The first half of the renovation is complete. It includes 64 luxury boxes, called Jockey Club Suites, built on top of the old grandstands. The suites are similar to ones found at Great American Ball Park. They are furnished with a wet bar, couches and chairs and private betting machines. There are also spacious meeting rooms, some offering spectacular views of the Twin Spires, that turn a once seasonal track to a year-round rental hall capable of hosting conferences and gala dinners.

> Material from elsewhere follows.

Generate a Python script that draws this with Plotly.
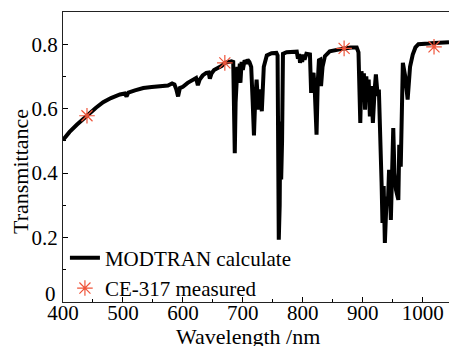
import plotly.graph_objects as go

wavelength = [400, 411, 423, 433, 442, 455, 467, 480, 495, 503, 506, 509, 520, 534, 548, 562, 575,
              582, 586, 589, 592, 595, 600, 608, 617, 622, 625, 628, 633, 639, 643, 645, 648, 652,
              659, 665, 670, 676, 681, 684, 686.6, 688, 689, 691, 693, 695, 696, 698, 700, 703, 706,
              708, 711, 714, 716.5, 718.6, 720.5, 723, 726, 729, 731.7, 733, 735, 740, 748, 756, 758,
              760, 761.5, 762.5, 764, 765.5, 767, 773, 782, 790, 792, 794, 795.5, 797, 799, 801, 803,
              806, 812, 814, 816, 818, 820, 823, 825, 827, 829, 830.5, 833, 837, 845, 855, 862, 870,
              880, 890, 893, 896, 898, 900, 902, 904, 906, 908, 910, 912, 914, 917, 920, 922, 925,
              927, 931.5, 933, 935, 937, 940, 942, 944, 947, 951, 953, 955.6, 959.5, 961, 963.5, 967,
              971, 975, 977, 979, 983.5, 988, 993, 1000, 1010, 1020, 1030, 1044]
transmittance = [0.503, 0.528, 0.550, 0.567, 0.581, 0.603, 0.620, 0.633, 0.644, 0.647, 0.638, 0.650,
                 0.657, 0.664, 0.667, 0.670, 0.672, 0.678, 0.675, 0.660, 0.638, 0.664, 0.668, 0.680,
                 0.692, 0.695, 0.673, 0.690, 0.703, 0.711, 0.712, 0.693, 0.710, 0.720, 0.727, 0.733,
                 0.742, 0.745, 0.747, 0.745, 0.462, 0.62, 0.70, 0.73, 0.69, 0.74, 0.68, 0.745, 0.72,
                 0.750, 0.740, 0.752, 0.745, 0.73, 0.62, 0.517, 0.62, 0.69, 0.597, 0.66, 0.592, 0.68,
                 0.73, 0.765, 0.772, 0.773, 0.765, 0.193, 0.30, 0.56, 0.38, 0.50, 0.77, 0.775, 0.777,
                 0.777, 0.755, 0.77, 0.742, 0.765, 0.745, 0.768, 0.752, 0.77, 0.768, 0.649, 0.70,
                 0.711, 0.66, 0.519, 0.68, 0.75, 0.752, 0.67, 0.73, 0.763, 0.778, 0.782, 0.786, 0.787,
                 0.790, 0.790, 0.775, 0.556, 0.716, 0.68, 0.71, 0.597, 0.70, 0.64, 0.69, 0.576, 0.67,
                 0.556, 0.66, 0.706, 0.64, 0.659, 0.37, 0.245, 0.36, 0.183, 0.327, 0.30, 0.41, 0.255,
                 0.54, 0.40, 0.348, 0.317, 0.488, 0.42, 0.742, 0.70, 0.628, 0.70, 0.73, 0.768, 0.790,
                 0.800, 0.802, 0.802, 0.804, 0.804, 0.806]

measured_wl = [440, 670, 869, 1019]
measured_t = [0.578, 0.742, 0.787, 0.792]

x_ticks = [400, 500, 600, 700, 800, 900, 1000]
y_ticks = [0, 0.2, 0.4, 0.6, 0.8]
y_ticktext = ["", "0.2", "0.4", "0.6", "0.8"]

FONT = "Liberation Serif"

fig = go.Figure()
fig.add_trace(go.Scatter(x=wavelength, y=transmittance, mode="lines",
                         line=dict(color="black", width=4),
                         name="MODTRAN calculate"))
fig.add_trace(go.Scatter(x=measured_wl, y=measured_t, mode="markers",
                         marker=dict(symbol="asterisk-open", size=13,
                                     line=dict(color="#f04545", width=1.2)),
                         name="CE-317 measured"))

fig.update_layout(
    width=449, height=346,
    margin=dict(l=63, r=0, t=12, b=44),
    paper_bgcolor="white", plot_bgcolor="white",
    font=dict(family=FONT, size=21, color="black"),
    showlegend=True,
    legend=dict(x=0.005, y=0.222, xanchor="left", yanchor="top",
                bgcolor="rgba(0,0,0,0)", font=dict(family=FONT, size=21),
                tracegroupgap=0, itemwidth=30),
    xaxis=dict(range=[400, 1044], tickvals=x_ticks, ticks="inside", ticklen=5,
               tickcolor="black", showline=True, linecolor="#222", linewidth=1,
               mirror=True, showgrid=False, zeroline=False, ticklabelstandoff=-8,
               minor=dict(dtick=50, ticks="inside", ticklen=3, tickcolor="black"),
               tickfont=dict(family=FONT, size=21)),
    yaxis=dict(range=[0, 0.9], tickvals=y_ticks, ticktext=y_ticktext, ticks="inside",
               ticklen=5, tickcolor="black", showline=True, linecolor="#222",
               linewidth=1, mirror=False, showgrid=False, zeroline=False,
               minor=dict(dtick=0.1, ticks="inside", ticklen=3, tickcolor="black"),
               tickfont=dict(family=FONT, size=21)),
    annotations=[
        dict(text="0", xref="paper", yref="y", x=-5 / 386, y=0, xanchor="right",
             yanchor="middle", yshift=8, showarrow=False, font=dict(family=FONT, size=21)),
        dict(text="Wavelength /nm", xref="paper", yref="paper", x=(248 - 63) / 386,
             y=-0.118, xanchor="center", yanchor="middle", showarrow=False,
             font=dict(family=FONT, size=22)),
        dict(text="Transmittance", xref="paper", yref="paper", x=-(63 - 20) / 386,
             y=(302 - 172) / 290, xanchor="center", yanchor="middle", textangle=-90,
             showarrow=False, font=dict(family=FONT, size=22)),
    ],
)

fig.write_html("out.html")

The area feels like the conference center of a major hotel. It's decorated in muted colors and has abstract pictures of horses lining the walls. There are televisions hanging from the ceilings and leather chairs arranged in lobbies. The betting counters look like registration desks at hotels, modern elevators and escalators stand by to sweep crowds through the complex.It's a far cry from the old Churchill Downs, a place infamous for its lack of restrooms, particularly for women, rickety elevators that would leave reporters stranded between floors and crowded corridors.

The second half of the renovation takes place at the clubhouse and won't be completed until April 2005. It's this section that has traditionally been the home to Millionaires' Row - the place where musician Toby Keith, actress Tara Reid, former pro quarterback Warren Moon and Joe Millionaire watched last year's Derby. These tickets used to be handed down generation to generation, but more recently they have landed in the hands of corporate sponsors, such as Visa. Last year someone tried to sell one on eBay for $15,000.

At the heart of the current construction is a 360-foot-long expanse that makes up the track's prime seating areas, running from the historic Twin Spires section to an area just beyond the finish line.

To make way for second-phase construction, crews began the demolition of six floors of this section in July and removed thousands of tons of debris from the site within six weeks. In early September, crews began erecting what would eventually become 4,500 tons of structural steel for the new clubhouse structure. Large areas of three floors of the new structure will be open to the public during all of Derby week.

The new clubhouse will feature a new Millionaire's Row, more suites, a food court, two lounges, a simulcast theater, new simulcast wagering areas and press box.